What to do =>
Your answer should be a single number: the count of lines containing "this".

Records for the task =>
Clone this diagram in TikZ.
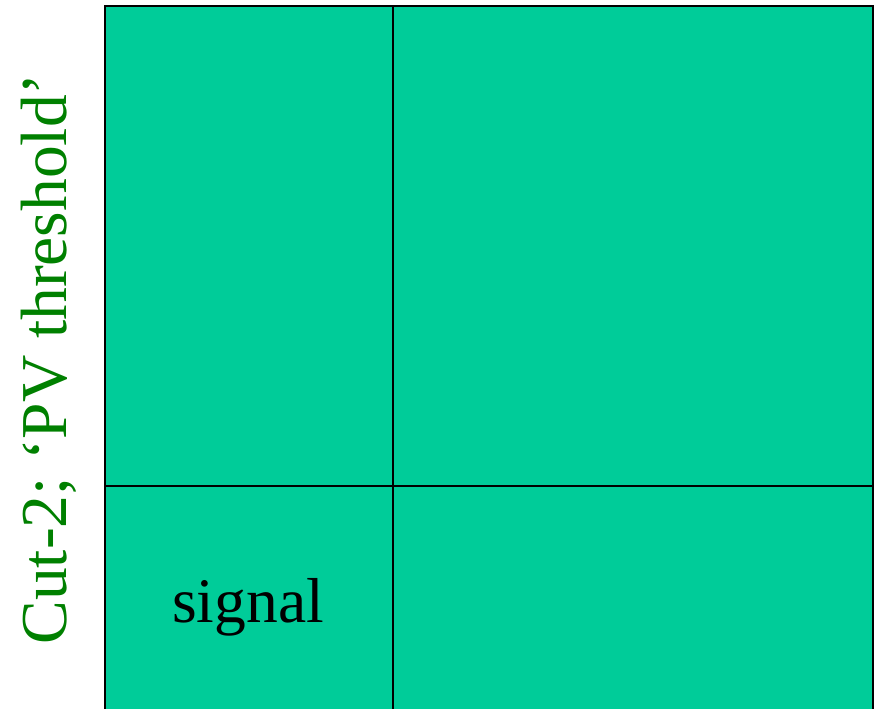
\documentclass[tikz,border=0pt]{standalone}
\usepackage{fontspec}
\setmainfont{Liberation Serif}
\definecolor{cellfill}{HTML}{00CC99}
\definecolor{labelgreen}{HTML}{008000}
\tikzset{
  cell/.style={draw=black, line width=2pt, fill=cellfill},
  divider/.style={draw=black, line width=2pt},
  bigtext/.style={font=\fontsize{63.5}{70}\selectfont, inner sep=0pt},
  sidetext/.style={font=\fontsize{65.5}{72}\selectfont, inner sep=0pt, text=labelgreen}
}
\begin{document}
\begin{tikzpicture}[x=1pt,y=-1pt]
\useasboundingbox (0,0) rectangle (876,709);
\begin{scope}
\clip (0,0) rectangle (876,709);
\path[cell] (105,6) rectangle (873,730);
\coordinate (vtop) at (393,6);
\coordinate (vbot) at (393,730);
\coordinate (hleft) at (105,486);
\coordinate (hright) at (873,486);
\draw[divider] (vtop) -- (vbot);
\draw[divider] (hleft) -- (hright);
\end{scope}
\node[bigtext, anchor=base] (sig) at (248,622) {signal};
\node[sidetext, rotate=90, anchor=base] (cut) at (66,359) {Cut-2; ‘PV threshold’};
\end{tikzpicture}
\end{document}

...

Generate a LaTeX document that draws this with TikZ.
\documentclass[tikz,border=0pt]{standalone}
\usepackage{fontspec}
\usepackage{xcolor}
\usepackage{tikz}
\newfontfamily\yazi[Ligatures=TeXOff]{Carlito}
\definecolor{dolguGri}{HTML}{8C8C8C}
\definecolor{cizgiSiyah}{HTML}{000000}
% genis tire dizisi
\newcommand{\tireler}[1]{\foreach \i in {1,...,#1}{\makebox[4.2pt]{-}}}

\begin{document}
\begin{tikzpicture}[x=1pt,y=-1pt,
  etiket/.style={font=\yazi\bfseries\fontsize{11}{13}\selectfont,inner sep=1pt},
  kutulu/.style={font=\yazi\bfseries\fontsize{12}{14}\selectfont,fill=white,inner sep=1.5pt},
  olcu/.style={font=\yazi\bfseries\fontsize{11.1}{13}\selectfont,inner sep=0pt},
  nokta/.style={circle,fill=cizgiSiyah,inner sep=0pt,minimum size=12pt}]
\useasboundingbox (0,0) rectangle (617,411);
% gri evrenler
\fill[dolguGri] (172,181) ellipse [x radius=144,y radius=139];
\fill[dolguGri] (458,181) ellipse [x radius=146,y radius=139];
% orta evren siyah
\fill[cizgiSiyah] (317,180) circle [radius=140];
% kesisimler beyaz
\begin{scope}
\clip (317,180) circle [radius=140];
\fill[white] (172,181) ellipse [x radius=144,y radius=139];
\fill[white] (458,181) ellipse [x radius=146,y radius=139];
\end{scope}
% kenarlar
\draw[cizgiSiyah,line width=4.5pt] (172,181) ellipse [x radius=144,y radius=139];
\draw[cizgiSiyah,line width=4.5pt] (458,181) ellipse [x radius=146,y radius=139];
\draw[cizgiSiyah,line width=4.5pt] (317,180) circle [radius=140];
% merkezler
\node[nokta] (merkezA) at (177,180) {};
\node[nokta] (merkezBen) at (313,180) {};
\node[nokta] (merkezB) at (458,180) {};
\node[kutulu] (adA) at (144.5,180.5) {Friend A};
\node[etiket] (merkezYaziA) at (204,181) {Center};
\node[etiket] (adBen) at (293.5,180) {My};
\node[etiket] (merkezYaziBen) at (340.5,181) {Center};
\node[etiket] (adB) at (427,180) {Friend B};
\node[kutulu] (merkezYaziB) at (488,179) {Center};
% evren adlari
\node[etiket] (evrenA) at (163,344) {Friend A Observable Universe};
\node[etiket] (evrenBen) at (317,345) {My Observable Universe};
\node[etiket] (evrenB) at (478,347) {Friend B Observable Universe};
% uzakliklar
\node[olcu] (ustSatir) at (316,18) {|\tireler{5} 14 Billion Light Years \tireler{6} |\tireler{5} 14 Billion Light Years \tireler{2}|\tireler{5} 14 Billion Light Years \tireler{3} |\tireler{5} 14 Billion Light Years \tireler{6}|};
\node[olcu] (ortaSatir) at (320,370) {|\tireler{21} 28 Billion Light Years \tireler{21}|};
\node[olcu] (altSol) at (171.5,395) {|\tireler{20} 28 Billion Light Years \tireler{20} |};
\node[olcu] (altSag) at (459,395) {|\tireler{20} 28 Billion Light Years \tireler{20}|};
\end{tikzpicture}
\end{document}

Exercise solution =>
2